Task requirements => Only the lines from the one holding "What matplotlib code" through the one holding "plt.rcParams['mathtext.bf'] = 'Liberation" are to be retyped, exactly as they appear, with both boundary lines included.

# Data entries start

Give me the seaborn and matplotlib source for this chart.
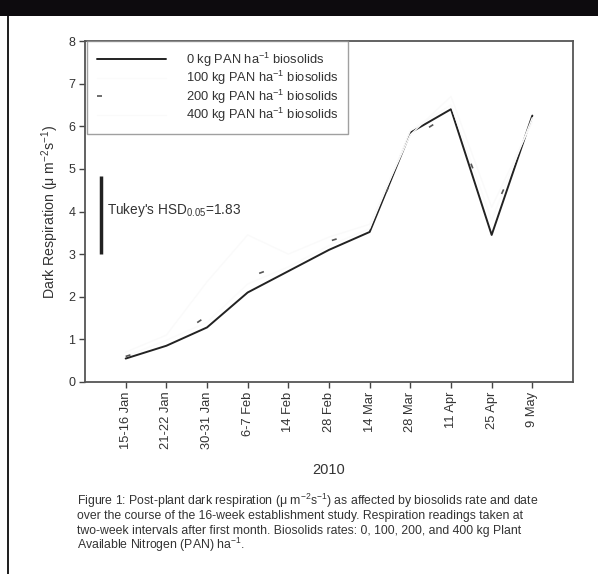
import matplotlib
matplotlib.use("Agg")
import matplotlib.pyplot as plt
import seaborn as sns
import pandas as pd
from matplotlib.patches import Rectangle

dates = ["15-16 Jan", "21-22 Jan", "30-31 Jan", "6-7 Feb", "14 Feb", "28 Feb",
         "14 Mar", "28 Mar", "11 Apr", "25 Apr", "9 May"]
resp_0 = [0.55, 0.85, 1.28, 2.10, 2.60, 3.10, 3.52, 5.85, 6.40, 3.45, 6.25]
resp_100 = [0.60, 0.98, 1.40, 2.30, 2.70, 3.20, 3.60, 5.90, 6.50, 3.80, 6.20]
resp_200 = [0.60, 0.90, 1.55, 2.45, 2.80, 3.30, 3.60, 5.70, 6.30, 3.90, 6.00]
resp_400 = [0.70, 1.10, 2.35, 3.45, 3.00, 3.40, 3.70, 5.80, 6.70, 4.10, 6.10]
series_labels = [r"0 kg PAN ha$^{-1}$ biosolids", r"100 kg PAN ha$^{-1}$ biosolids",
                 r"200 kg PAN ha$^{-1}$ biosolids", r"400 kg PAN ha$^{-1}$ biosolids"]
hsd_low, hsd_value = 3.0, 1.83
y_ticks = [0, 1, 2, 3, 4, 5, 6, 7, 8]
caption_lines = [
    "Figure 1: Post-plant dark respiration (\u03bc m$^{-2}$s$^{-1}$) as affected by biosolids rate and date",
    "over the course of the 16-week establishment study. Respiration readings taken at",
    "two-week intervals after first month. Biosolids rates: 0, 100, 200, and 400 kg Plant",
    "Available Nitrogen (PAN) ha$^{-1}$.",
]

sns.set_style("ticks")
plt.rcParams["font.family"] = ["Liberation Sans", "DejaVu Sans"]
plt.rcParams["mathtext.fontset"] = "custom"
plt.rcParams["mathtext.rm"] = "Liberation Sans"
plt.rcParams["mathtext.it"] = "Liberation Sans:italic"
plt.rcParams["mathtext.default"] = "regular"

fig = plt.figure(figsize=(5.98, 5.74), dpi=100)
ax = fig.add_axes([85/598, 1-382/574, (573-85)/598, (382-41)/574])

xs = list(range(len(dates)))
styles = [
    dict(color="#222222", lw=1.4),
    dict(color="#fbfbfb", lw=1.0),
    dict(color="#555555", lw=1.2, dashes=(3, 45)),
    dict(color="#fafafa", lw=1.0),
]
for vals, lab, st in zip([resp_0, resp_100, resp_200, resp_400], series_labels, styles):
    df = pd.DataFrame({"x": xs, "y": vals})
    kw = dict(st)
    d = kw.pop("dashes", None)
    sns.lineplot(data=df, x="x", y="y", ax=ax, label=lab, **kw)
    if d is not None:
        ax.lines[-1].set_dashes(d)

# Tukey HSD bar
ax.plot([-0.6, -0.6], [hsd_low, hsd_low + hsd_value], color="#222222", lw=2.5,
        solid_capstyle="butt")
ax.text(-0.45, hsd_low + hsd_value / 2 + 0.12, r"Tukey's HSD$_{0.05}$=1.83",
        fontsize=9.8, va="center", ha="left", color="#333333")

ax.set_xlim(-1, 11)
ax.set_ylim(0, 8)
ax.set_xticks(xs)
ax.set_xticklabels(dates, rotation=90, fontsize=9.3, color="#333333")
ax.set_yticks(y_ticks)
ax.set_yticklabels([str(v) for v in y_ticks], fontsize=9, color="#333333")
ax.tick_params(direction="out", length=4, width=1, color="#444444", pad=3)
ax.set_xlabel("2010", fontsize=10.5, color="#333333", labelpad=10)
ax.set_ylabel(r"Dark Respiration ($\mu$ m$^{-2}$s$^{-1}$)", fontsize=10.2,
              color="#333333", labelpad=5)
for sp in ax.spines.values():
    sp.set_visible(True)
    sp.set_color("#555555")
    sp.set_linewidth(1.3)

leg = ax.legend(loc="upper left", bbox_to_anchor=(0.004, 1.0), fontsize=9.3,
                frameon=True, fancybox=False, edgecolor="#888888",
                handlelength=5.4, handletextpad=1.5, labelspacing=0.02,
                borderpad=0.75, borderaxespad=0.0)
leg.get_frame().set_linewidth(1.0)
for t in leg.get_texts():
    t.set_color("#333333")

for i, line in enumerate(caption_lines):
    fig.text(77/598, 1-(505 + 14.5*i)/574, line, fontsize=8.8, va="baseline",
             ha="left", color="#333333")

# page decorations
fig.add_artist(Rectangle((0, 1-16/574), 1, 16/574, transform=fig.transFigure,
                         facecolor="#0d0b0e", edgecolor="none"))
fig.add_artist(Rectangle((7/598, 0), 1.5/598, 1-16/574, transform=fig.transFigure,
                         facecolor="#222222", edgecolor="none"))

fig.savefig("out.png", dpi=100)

# Data entries end
# Data entries start

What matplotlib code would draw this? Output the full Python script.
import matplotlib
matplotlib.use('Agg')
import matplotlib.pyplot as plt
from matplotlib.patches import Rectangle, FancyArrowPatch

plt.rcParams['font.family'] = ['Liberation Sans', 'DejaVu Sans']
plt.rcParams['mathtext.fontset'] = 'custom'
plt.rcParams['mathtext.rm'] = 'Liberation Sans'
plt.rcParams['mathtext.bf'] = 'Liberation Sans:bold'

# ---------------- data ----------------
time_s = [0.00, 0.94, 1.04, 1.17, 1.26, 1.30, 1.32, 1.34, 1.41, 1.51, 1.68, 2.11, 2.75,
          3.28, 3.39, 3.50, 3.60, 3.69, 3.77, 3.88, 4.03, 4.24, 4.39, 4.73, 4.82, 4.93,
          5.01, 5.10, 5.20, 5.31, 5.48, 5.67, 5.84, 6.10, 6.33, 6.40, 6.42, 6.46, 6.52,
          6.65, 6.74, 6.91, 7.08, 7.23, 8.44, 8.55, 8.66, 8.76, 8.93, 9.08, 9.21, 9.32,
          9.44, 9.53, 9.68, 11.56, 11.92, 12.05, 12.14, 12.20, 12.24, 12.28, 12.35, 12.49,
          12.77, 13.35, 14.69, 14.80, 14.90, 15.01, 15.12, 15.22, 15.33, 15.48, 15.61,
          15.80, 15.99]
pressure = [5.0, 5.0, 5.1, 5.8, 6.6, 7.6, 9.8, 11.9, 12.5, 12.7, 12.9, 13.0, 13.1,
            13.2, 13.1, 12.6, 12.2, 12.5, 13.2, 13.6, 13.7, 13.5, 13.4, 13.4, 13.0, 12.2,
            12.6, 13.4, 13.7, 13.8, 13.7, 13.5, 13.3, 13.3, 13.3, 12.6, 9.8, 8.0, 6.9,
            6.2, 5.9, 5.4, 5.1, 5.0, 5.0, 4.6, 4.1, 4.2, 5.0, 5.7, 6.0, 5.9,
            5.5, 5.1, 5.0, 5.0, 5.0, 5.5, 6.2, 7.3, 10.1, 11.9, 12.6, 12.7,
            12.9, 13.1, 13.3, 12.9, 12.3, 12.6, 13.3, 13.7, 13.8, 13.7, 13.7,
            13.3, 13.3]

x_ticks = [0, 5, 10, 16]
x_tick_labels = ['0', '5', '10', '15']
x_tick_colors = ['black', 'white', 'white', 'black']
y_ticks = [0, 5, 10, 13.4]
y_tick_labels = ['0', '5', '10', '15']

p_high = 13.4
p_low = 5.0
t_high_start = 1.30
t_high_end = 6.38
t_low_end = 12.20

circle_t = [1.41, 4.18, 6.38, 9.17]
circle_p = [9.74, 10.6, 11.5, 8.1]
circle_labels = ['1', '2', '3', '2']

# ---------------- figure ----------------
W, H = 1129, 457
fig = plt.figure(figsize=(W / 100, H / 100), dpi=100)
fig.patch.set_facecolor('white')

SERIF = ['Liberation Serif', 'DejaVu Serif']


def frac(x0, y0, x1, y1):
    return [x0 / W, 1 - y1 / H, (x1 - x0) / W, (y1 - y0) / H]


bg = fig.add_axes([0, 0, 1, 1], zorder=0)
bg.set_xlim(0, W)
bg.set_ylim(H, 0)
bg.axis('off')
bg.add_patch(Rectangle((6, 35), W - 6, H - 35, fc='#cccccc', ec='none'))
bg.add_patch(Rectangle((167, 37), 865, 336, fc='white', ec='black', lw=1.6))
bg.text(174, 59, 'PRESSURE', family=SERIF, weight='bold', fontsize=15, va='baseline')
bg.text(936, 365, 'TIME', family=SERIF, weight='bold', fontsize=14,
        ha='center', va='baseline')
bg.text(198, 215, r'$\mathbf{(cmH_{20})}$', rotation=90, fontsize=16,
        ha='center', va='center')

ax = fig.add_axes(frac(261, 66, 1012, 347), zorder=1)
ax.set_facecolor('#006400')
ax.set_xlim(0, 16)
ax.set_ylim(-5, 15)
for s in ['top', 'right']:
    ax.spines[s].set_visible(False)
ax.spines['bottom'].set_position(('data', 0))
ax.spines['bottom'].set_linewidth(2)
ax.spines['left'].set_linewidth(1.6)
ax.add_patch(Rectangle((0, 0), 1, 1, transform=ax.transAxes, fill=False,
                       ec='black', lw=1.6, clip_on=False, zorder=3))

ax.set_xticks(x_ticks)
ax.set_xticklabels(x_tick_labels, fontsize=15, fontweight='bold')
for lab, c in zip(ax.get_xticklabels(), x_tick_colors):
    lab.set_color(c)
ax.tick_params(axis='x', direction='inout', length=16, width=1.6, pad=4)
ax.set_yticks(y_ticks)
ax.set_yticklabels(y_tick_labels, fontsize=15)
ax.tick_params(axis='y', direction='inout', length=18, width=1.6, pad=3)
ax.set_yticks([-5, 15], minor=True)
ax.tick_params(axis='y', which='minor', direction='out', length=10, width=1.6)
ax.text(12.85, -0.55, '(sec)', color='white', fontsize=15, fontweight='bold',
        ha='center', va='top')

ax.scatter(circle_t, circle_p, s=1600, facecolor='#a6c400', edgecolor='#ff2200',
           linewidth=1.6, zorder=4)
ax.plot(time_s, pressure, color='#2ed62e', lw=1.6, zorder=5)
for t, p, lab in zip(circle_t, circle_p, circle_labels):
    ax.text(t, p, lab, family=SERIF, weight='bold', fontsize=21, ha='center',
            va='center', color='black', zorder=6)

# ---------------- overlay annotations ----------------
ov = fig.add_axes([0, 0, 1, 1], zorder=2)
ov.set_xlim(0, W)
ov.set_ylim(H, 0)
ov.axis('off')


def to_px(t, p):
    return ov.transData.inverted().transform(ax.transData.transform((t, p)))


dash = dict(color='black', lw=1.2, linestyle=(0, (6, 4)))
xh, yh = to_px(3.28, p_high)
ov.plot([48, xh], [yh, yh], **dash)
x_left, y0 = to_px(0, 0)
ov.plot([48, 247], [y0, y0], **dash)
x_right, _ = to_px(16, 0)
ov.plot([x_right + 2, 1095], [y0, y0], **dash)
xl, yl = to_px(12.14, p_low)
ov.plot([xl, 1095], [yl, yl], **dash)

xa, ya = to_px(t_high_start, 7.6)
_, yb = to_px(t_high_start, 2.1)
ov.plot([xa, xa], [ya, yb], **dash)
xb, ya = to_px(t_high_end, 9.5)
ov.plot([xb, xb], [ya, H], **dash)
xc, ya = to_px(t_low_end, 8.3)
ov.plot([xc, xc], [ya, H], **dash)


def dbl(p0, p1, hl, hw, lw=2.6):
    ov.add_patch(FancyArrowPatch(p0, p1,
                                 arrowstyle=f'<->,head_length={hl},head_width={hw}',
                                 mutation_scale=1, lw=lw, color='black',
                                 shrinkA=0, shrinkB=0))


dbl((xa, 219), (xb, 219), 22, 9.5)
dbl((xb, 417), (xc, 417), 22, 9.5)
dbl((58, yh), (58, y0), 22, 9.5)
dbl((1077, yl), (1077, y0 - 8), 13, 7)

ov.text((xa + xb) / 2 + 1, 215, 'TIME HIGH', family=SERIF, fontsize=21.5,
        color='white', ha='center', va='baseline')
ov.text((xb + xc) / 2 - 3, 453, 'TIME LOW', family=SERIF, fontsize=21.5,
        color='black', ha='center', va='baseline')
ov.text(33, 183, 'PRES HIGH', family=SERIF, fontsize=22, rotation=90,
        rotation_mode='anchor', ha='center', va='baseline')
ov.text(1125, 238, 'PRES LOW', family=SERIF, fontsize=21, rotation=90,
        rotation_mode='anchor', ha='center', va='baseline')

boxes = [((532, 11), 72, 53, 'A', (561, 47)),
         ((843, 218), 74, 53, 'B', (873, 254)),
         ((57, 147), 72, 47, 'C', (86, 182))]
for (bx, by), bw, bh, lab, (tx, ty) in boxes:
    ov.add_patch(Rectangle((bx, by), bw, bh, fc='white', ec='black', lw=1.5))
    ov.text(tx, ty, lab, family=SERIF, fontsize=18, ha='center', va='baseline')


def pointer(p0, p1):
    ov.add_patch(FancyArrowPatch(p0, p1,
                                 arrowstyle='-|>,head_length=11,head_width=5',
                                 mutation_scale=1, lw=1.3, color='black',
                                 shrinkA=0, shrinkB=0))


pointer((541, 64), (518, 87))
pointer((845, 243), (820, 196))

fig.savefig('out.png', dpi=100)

# Data entries end

Complete answer =>
What matplotlib code would draw this? Output the full Python script.
import matplotlib
matplotlib.use('Agg')
import matplotlib.pyplot as plt
from matplotlib.patches import Rectangle, FancyArrowPatch

plt.rcParams['font.family'] = ['Liberation Sans', 'DejaVu Sans']
plt.rcParams['mathtext.fontset'] = 'custom'
plt.rcParams['mathtext.rm'] = 'Liberation Sans'
plt.rcParams['mathtext.bf'] = 'Liberation Sans:bold'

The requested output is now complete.